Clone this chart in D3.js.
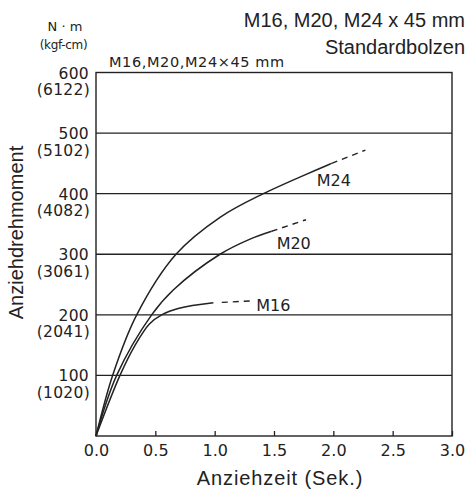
<!DOCTYPE html>
<html lang="de">
  <head>
    <meta charset="UTF-8" />
    <title>Anziehdrehmoment</title>
    <script src="https://d3js.org/d3.v7.min.js"></script>
    <style>
      body {
        margin: 0;
        padding: 0;
        background: #fff;
      }
      svg {
        display: block;
      }
      .jp {
        font-family: "DejaVu Sans", sans-serif;
        fill: #222;
      }
      .latin {
        font-family: "Liberation Sans", Arial, sans-serif;
        fill: #222;
      }
    </style>
  </head>
  <body>
    <svg width="473" height="490"></svg>
    <script>
      // tick values
      const xTicks = [0, 0.5, 1.0, 1.5, 2.0, 2.5, 3.0];
      const yTicks = [100, 200, 300, 400, 500, 600];
      const kgfLabels = ["1020", "2041", "3061", "4082", "5102", "6122"];

      // curves: [seconds, N·m]
      const m24Solid = [
        [0, 0], [0.14, 100], [0.343, 200], [0.674, 300],
        [1.045, 361], [1.41, 400], [1.986, 450],
      ];
      const m24Dash = [[1.986, 450], [2.27, 472]];

      const m20Solid = [
        [0, 0], [0.174, 100], [0.469, 200], [0.651, 241],
        [1.045, 300], [1.298, 325], [1.48, 338],
      ];
      const m20Dash = [[1.48, 338], [1.77, 357]];

      const m16Solid = [
        [0, 0], [0.202, 100], [0.33, 150], [0.45, 185], [0.553, 200],
        [0.7, 211], [0.989, 220],
      ];
      const m16Dash = [[1.06, 220.5], [1.3, 223]];

      const seriesNames = ["M24", "M20", "M16"];

      const svg = d3.select("svg");
      const x = d3.scaleLinear().domain([0, 3]).range([96, 452]);
      const y = d3.scaleLinear().domain([0, 600]).range([436, 72.5]);
      const ink = "#222";

      // horizontal grid lines
      svg
        .append("g")
        .selectAll("line")
        .data(yTicks.slice(0, -1))
        .join("line")
        .attr("x1", x(0))
        .attr("x2", x(3))
        .attr("y1", (d) => y(d))
        .attr("y2", (d) => y(d))
        .attr("stroke", ink)
        .attr("stroke-width", 1.3);

      // frame
      svg
        .append("rect")
        .attr("x", x(0))
        .attr("y", y(600))
        .attr("width", x(3) - x(0))
        .attr("height", y(0) - y(600))
        .attr("fill", "none")
        .attr("stroke", ink)
        .attr("stroke-width", 1.4);

      // x axis: inner ticks
      const xAxis = svg
        .append("g")
        .attr("transform", `translate(0,${y(0)})`)
        .call(
          d3
            .axisBottom(x)
            .tickValues(xTicks)
            .tickSize(-5)
            .tickPadding(9)
            .tickFormat(d3.format(".1f"))
        );
      xAxis.select(".domain").remove();
      xAxis.selectAll("line").attr("stroke", ink).attr("stroke-width", 1.3);
      xAxis
        .selectAll("text")
        .attr("class", "jp")
        .attr("font-size", 16)
        .attr("fill", ink);

      // y tick labels, N·m and kgf-cm
      const yLab = svg.append("g");
      yLab
        .selectAll("text.nm")
        .data(yTicks)
        .join("text")
        .attr("class", "jp nm")
        .attr("x", 89)
        .attr("y", (d) => y(d) + 6)
        .attr("text-anchor", "end")
        .attr("font-size", 15.5)
        .attr("letter-spacing", 0.3)
        .text((d) => d);
      yLab
        .selectAll("text.kgf")
        .data(kgfLabels)
        .join("text")
        .attr("class", "jp kgf")
        .attr("x", 90)
        .attr("y", (d, i) => y(yTicks[i]) + 22.5)
        .attr("text-anchor", "end")
        .attr("font-size", 15.5)
        .attr("letter-spacing", 0.3)
        .text((d) => `(${d})`);

      // curves
      const line = d3
        .line()
        .x((d) => x(d[0]))
        .y((d) => y(d[1]))
        .curve(d3.curveCatmullRom.alpha(0.5));

      [m24Solid, m20Solid, m16Solid].forEach((pts) => {
        svg
          .append("path")
          .attr("d", line(pts))
          .attr("fill", "none")
          .attr("stroke", ink)
          .attr("stroke-width", 1.5);
      });
      [m24Dash, m20Dash, m16Dash].forEach((pts) => {
        svg
          .append("path")
          .attr("d", d3.line().x((d) => x(d[0])).y((d) => y(d[1]))(pts))
          .attr("fill", "none")
          .attr("stroke", ink)
          .attr("stroke-width", 1.4)
          .attr("stroke-dasharray", "6,5");
      });

      // series labels, placed relative to end of each curve
      const labelAnchors = [m24Solid[m24Solid.length - 1], m20Solid[m20Solid.length - 1], m16Dash[1]];
      const labelOffsets = [[-15, 23], [5, 18], [6, 10]];
      svg
        .selectAll("text.series")
        .data(seriesNames)
        .join("text")
        .attr("class", "jp series")
        .attr("x", (d, i) => x(labelAnchors[i][0]) + labelOffsets[i][0])
        .attr("y", (d, i) => y(labelAnchors[i][1]) + labelOffsets[i][1])
        .attr("font-size", 16)
        .text((d) => d);

      // units above the y axis
      svg
        .append("text")
        .attr("class", "jp")
        .attr("x", 65)
        .attr("y", 31)
        .attr("text-anchor", "middle")
        .attr("font-size", 13)
        .text("N · m");
      svg
        .append("text")
        .attr("class", "jp")
        .attr("x", 63.5)
        .attr("y", 48.5)
        .attr("text-anchor", "middle")
        .attr("font-size", 12)
        .attr("letter-spacing", -0.3)
        .text("(kgf-cm)");

      // subtitle inside the top
      svg
        .append("text")
        .attr("class", "jp")
        .attr("x", 109)
        .attr("y", 66.5)
        .attr("font-size", 14.5)
        .attr("letter-spacing", 0.6)
        .text("M16,M20,M24×45 mm");

      // title
      svg
        .append("text")
        .attr("class", "latin")
        .attr("x", 465)
        .attr("y", 26.5)
        .attr("text-anchor", "end")
        .attr("font-size", 20)
        .text("M16, M20, M24 x 45 mm");
      svg
        .append("text")
        .attr("class", "latin")
        .attr("x", 465)
        .attr("y", 54)
        .attr("text-anchor", "end")
        .attr("font-size", 20)
        .text("Standardbolzen");

      // axis titles
      svg
        .append("text")
        .attr("class", "latin")
        .attr("x", 280)
        .attr("y", 485)
        .attr("text-anchor", "middle")
        .attr("font-size", 20)
        .attr("letter-spacing", 0.9)
        .text("Anziehzeit (Sek.)");
      svg
        .append("text")
        .attr("class", "latin")
        .attr("transform", "translate(23,232.5) rotate(-90)")
        .attr("text-anchor", "middle")
        .attr("font-size", 20)
        .text("Anziehdrehmoment");
    </script>
  </body>
</html>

# Exercise task:
Go from the first line of the data above to the line containing "const m20Dash = [[1.48, 338], [1.77, 357]];" and retype exactly those lines, both included, but none of the pictures.

# Response:
Clone this chart in D3.js.
<!DOCTYPE html>
<html lang="de">
  <head>
    <meta charset="UTF-8" />
    <title>Anziehdrehmoment</title>
    <script src="https://d3js.org/d3.v7.min.js"></script>
    <style>
      body {
        margin: 0;
        padding: 0;
        background: #fff;
      }
      svg {
        display: block;
      }
      .jp {
        font-family: "DejaVu Sans", sans-serif;
        fill: #222;
      }
      .latin {
        font-family: "Liberation Sans", Arial, sans-serif;
        fill: #222;
      }
    </style>
  </head>
  <body>
    <svg width="473" height="490"></svg>
    <script>
      // tick values
      const xTicks = [0, 0.5, 1.0, 1.5, 2.0, 2.5, 3.0];
      const yTicks = [100, 200, 300, 400, 500, 600];
      const kgfLabels = ["1020", "2041", "3061", "4082", "5102", "6122"];

      // curves: [seconds, N·m]
      const m24Solid = [
        [0, 0], [0.14, 100], [0.343, 200], [0.674, 300],
        [1.045, 361], [1.41, 400], [1.986, 450],
      ];
      const m24Dash = [[1.986, 450], [2.27, 472]];

      const m20Solid = [
        [0, 0], [0.174, 100], [0.469, 200], [0.651, 241],
        [1.045, 300], [1.298, 325], [1.48, 338],
      ];
      const m20Dash = [[1.48, 338], [1.77, 357]];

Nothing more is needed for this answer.